The blood of Christ, who through the eternal Spirit offered Himself without blemish to God, [shall] cleanse your conscience from dead works to serve the living God.
Hebrews 9:14 NASB
Settle this in your heart, that the mere work done profits nothing. There is no power to save but in the Spirit of God, no merit but in the blood of Christ. Consequently, even what God ordains conveys no grace to the soul if you do not trust in Him alone. On the other hand, he that does truly trust in Him cannot fall short of the grace of God, even though he were cut off from every outward ordinance, or shut up in the center of the earth.
In using all means, seek God alone. In and through every outward thing, look only to the power of His Spirit, and the merits of His Son. Beware you do not get stuck in the work itself; if you do, it is all lost labor. Nothing short of God can satisfy your soul. Therefore, fix on Him in all, through all, and above all. For all the power, and all the merit rest in Him alone.
Remember also to use all means as means—as ordained, not for their own sake, but for the renewal of your soul in righteousness and true holiness. If, therefore, they actually tend to this, that is well; but if not, they are dung and dross.
*From How to Pray: The Best of John Wesley on Prayer, published by Barbour Publishing, Inc. Used by permission.
Wesley, in this ninth lesson on prayer, draws a distinction between graceless works, those works done outside a true trust in God, and grace-full works that come from a heart totally yielded and trusting in the power of the Holy Spirit and the merits of Christ Jesus. He warns us not to get mired down in the work itself, thinking the work, as a means of grace, is a pathway to God’s favor and blessing on its own.
In Ephesians 2:8-10 the apostle Paul writes, “For by grace you have been saved through faith; and that not of yourselves, it is the gift of God; not as a result of works, so that no one may boast. For we are His workmanship, created in Christ Jesus for good works, which God prepared beforehand so that we would walk in them” (NASB). It is truly clear in this passage that we are created in Christ Jesus for good works, that we should walk in them, not that works are the basis of our being a new creation in Christ. Grace through faith in the merits of Jesus alone, on our behalf, brings us to a saving relationship with the Father. That is why Wesley is confident in saying, “…he that does truly trust in Him cannot fall short of the grace of God, even though he were cut off from every outward ordinance, or shut up in the center of the earth.” This is true whether we speak in terms of prevenient grace, salvific grace, or sanctifying grace. They are all gifts from above.

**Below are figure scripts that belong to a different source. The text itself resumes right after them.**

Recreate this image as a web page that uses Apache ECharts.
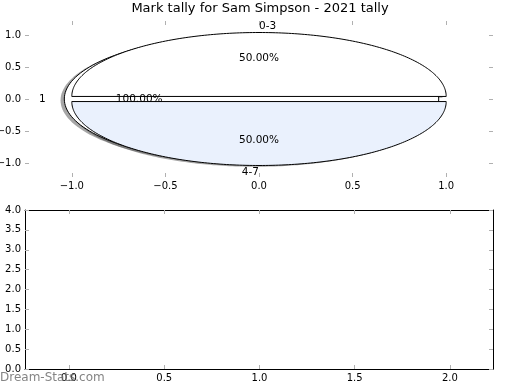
<!DOCTYPE html>
<html>
<head>
<meta charset="utf-8">
<script src="https://cdn.jsdelivr.net/npm/echarts@6/dist/echarts.min.js"></script>
<style>
html,body{margin:0;padding:0;background:#fff;}
#chart{width:520px;height:390px;}
</style>
</head>
<body>
<div id="chart"></div>
<script>
// ---- data ----
const chartTitle = 'Mark tally for Sam Simpson - 2021 tally';
const totalLabels = ['1'];
const totalValues = [1];
const sliceLabels = ['0-3', '4-7'];
const sliceValues = [1, 1];
const pieTicks = [-1, -0.5, 0, 0.5, 1];
const lowerXTicks = [0, 0.5, 1, 1.5, 2];
const lowerYTicks = [0, 0.5, 1, 1.5, 2, 2.5, 3, 3.5, 4];
const watermark = 'Dream-Stats.com';

// ---- styling ----
const totalColors = ['#ffffff'];
const sliceColors = ['#ffffff', '#eaf1fd'];
const explode = 0.04;
const labelDist = 1.1;
const pctDist = 0.6;
const FONT = 'DejaVu Sans';

function buildWedges(values, labels, colors) {
  const total = values.reduce((a, b) => a + b, 0);
  let start = 0;
  return values.map((v, i) => {
    const span = v / total * Math.PI * 2;
    const t1 = start, t2 = start + span;
    start = t2;
    const mid = (t1 + t2) / 2;
    return {
      t1, t2, full: span >= Math.PI * 2 - 1e-9,
      cx: explode * Math.cos(mid), cy: explode * Math.sin(mid),
      mid, color: colors[i], label: labels[i],
      pct: (v / total * 100).toFixed(2) + '%'
    };
  });
}
const wedges = buildWedges(totalValues, totalLabels, totalColors)
  .concat(buildWedges(sliceValues, sliceLabels, sliceColors));

function wedgePoints(api, w, dx, dy) {
  const pts = [];
  if (!w.full) pts.push(api.coord([w.cx + dx, w.cy + dy]));
  const n = 180;
  for (let k = 0; k <= n; k++) {
    const a = w.t1 + (w.t2 - w.t1) * k / n;
    pts.push(api.coord([w.cx + dx + Math.cos(a), w.cy + dy + Math.sin(a)]));
  }
  return pts;
}

const texts = [];
wedges.forEach(w => {
  const lx = w.cx + labelDist * Math.cos(w.mid);
  const ly = w.cy + labelDist * Math.sin(w.mid);
  texts.push({ x: lx, y: ly, text: w.label, align: lx > 0 ? 'left' : 'right' });
  texts.push({ x: w.cx + pctDist * Math.cos(w.mid), y: w.cy + pctDist * Math.sin(w.mid), text: w.pct, align: 'center' });
});

const fmt = v => (v < 0 ? '\u2212' : '') + Math.abs(v).toFixed(1);
const tickStyle = { show: true, inside: true, length: 4, lineStyle: { color: '#b0b0b0', width: 1 } };
const labStyle = { fontSize: 10, color: '#000', fontFamily: FONT, margin: 4, formatter: fmt };

function mkAxis(gi, pos, min, max, ticks, showLabel, showLine) {
  return {
    type: 'value', gridIndex: gi, position: pos, min, max,
    axisLine: { show: showLine, onZero: false, lineStyle: { color: '#000', width: 1 } },
    axisTick: Object.assign({ customValues: ticks }, tickStyle),
    axisLabel: Object.assign({ show: showLabel, customValues: ticks }, labStyle),
    splitLine: { show: false }
  };
}

const option = {
  animation: false,
  backgroundColor: '#fff',
  title: {
    text: chartTitle, left: 'center', top: 2, padding: 0,
    textStyle: { fontSize: 13, fontWeight: 'normal', color: '#000', fontFamily: FONT }
  },
  grid: [
    { left: 25, top: 21, width: 468, height: 156, containLabel: false, outerBoundsMode: 'none' },
    { left: 25, top: 210, width: 468, height: 159, containLabel: false, outerBoundsMode: 'none' }
  ],
  xAxis: [
    mkAxis(0, 'bottom', -1.25, 1.25, pieTicks, true, false),
    mkAxis(0, 'top', -1.25, 1.25, pieTicks, false, false),
    mkAxis(1, 'bottom', -0.231, 2.226, lowerXTicks, true, true),
    mkAxis(1, 'top', -0.231, 2.226, lowerXTicks, false, true)
  ],
  yAxis: [
    mkAxis(0, 'left', -1.22, 1.22, pieTicks, true, false),
    mkAxis(0, 'right', -1.22, 1.22, pieTicks, false, false),
    mkAxis(1, 'left', 0, 4, lowerYTicks, true, true),
    mkAxis(1, 'right', 0, 4, lowerYTicks, false, true)
  ],
  graphic: [{
    type: 'text', left: 0, top: 372, z: 100,
    style: { text: watermark, fontSize: 12, fontWeight: 'normal', fill: 'rgba(110,110,110,0.85)', fontFamily: FONT }
  }],
  series: [
    {
      type: 'custom', xAxisIndex: 0, yAxisIndex: 0, z: 1, clip: false,
      data: wedges.map((w, i) => [i]),
      renderItem: (params, api) => {
        const w = wedges[params.dataIndex];
        return { type: 'polygon', shape: { points: wedgePoints(api, w, -0.02, -0.02) },
          style: { fill: 'rgba(77,77,77,0.5)', stroke: null } };
      }
    },
    {
      type: 'custom', xAxisIndex: 0, yAxisIndex: 0, z: 2, clip: false,
      data: wedges.map((w, i) => [i]),
      renderItem: (params, api) => {
        const w = wedges[params.dataIndex];
        return { type: 'polygon', shape: { points: wedgePoints(api, w, 0, 0) },
          style: { fill: w.color, stroke: '#000', lineWidth: 1 } };
      }
    },
    {
      type: 'custom', xAxisIndex: 0, yAxisIndex: 0, z: 3, clip: false,
      data: texts.map(t => [t.x, t.y]),
      renderItem: (params, api) => {
        const t = texts[params.dataIndex];
        const p = api.coord([t.x, t.y]);
        return { type: 'text', x: p[0], y: p[1],
          style: { text: t.text, align: t.align, verticalAlign: 'middle', fontSize: 10.5, fill: '#000', fontFamily: FONT } };
      }
    }
  ]
};

const chart = echarts.init(document.getElementById('chart'), null, { renderer: 'canvas' });
chart.setOption(option);
</script>
</body>
</html>
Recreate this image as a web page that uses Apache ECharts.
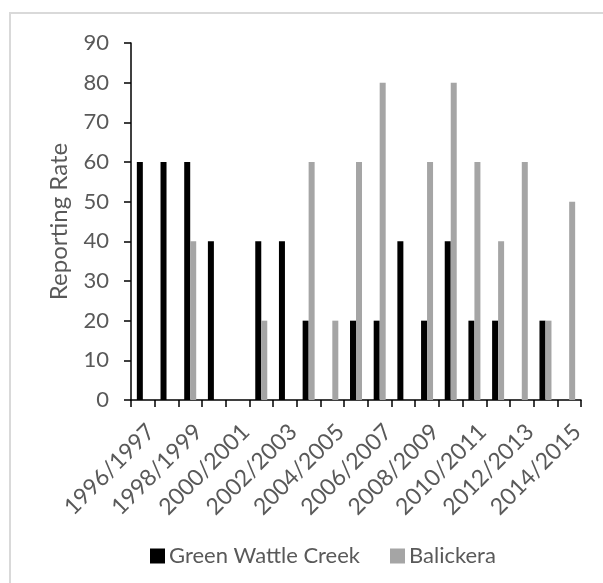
<!DOCTYPE html>
<html>
<head>
<meta charset="utf-8">
<script src="https://cdn.jsdelivr.net/npm/echarts@6/dist/echarts.min.js"></script>
<style>
html,body{margin:0;padding:0;background:#fff;}
#chart{width:603px;height:583px;}
</style>
</head>
<body>
<div id="chart"></div>
<script>
var categories = ["1996/1997","1997/1998","1998/1999","1999/2000","2000/2001","2001/2002","2002/2003","2003/2004","2004/2005","2005/2006","2006/2007","2007/2008","2008/2009","2009/2010","2010/2011","2011/2012","2012/2013","2013/2014","2014/2015"];
var greenWattleCreek = [60,60,60,40,0,40,40,20,0,20,20,40,20,40,20,20,0,20,0];
var balickera = [0,0,40,0,0,20,0,60,20,60,80,0,60,80,60,40,60,20,50];
var yTicks = {min:0, max:90, interval:10};

var FONT = 'Lato';
var TXT = '#595959';
var chart = echarts.init(document.getElementById('chart'), null, {renderer:'canvas'});
chart.setOption({
  animation:false,
  backgroundColor:'#ffffff',
  textStyle:{fontFamily:FONT},
  graphic:[{type:'rect', silent:true, z:-10, shape:{x:10,y:13,width:640,height:640}, style:{fill:'none', stroke:'#d9d9d9', lineWidth:2}}],
  grid:{left:131, top:43, width:450, height:357, containLabel:false},
  legend:{
    top:540, left:145, itemWidth:15, itemHeight:15, itemGap:30, icon:'rect',
    textStyle:{color:TXT, fontSize:22, fontFamily:FONT, padding:[0,0,0,-1]},
    data:['Green Wattle Creek','Balickera']
  },
  xAxis:{
    type:'category', data:categories, boundaryGap:true,
    axisLine:{lineStyle:{color:'#000', width:1.5}},
    axisTick:{show:true, interval:0, length:7, lineStyle:{color:'#000', width:1.5}, alignWithLabel:false},
    axisLabel:{interval:1, rotate:45, margin:20, align:'right', verticalAlign:'top', color:TXT, fontSize:23, fontFamily:FONT}
  },
  yAxis:{
    type:'value', min:yTicks.min, max:yTicks.max, interval:yTicks.interval,
    name:'Reporting Rate', nameLocation:'middle', nameGap:60, nameRotate:90,
    nameTextStyle:{color:TXT, fontSize:24, fontFamily:FONT},
    splitLine:{show:false},
    axisLine:{show:true, lineStyle:{color:'#000', width:1.5}},
    axisTick:{show:true, length:7, lineStyle:{color:'#000', width:1.5}},
    axisLabel:{margin:22, color:TXT, fontSize:22, fontFamily:FONT}
  },
  series:[
    {name:'Green Wattle Creek', type:'bar', data:greenWattleCreek, barWidth:6, barGap:'0%', itemStyle:{color:'#000000'}},
    {name:'Balickera', type:'bar', data:balickera, barWidth:6, barGap:'0%', itemStyle:{color:'#a5a5a5'}}
  ]
});
</script>
</body>
</html>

The apostle James in James 2:14-26, lays out a case for works that may seem, at first, to be contradictory to what Paul has said:
“What use is it, my brethren, if someone says he has faith but he has no works? Can that faith save him? If a brother or sister is without clothing and in need of daily food, and one of you says to them, ‘ Go in peace, be warmed and be filled,’ and yet you do not give them what is necessary for their body, what use is that? Even so faith, if it has no works, is dead, being by itself. But someone may well say, ‘You have faith and I have works; show me your faith without the works, and I will show you my faith by my works.’ You believe that God is one. You do well; the demons also believe, and shudder. But are you willing to recognize, you foolish fellow, that faith without works is useless? Was not Abraham our father justified by works when he offered up Isaac his son on the altar? You see that faith was working with his works, and as a result of the works, faith was perfected; and the Scripture was fulfilled which says, ‘ AND ABRAHAM BELIEVED GOD, AND IT WAS RECKONED TO HIM AS RIGHTEOUSNESS,’ and he was called the friend of God. You see that a man is justified by works and not by faith alone. In the same way, was not Rahab the harlot also justified by works when she received the messengers and sent them out by another way? For just as the body without the spirit is dead, so also faith without works is dead” (NASB).
James is pointing out here that those who say they have faith, and it is true faith, will certainly walk out the proof of that faith in good works, which God prepared beforehand so that they would walk in them. This is why Wesley can also say, “use all means as means—as ordained, not for their own sake, but for the renewal of your soul in righteousness and true holiness. If, therefore, they actually tend to this, that is well; but if not, they are dung and dross.”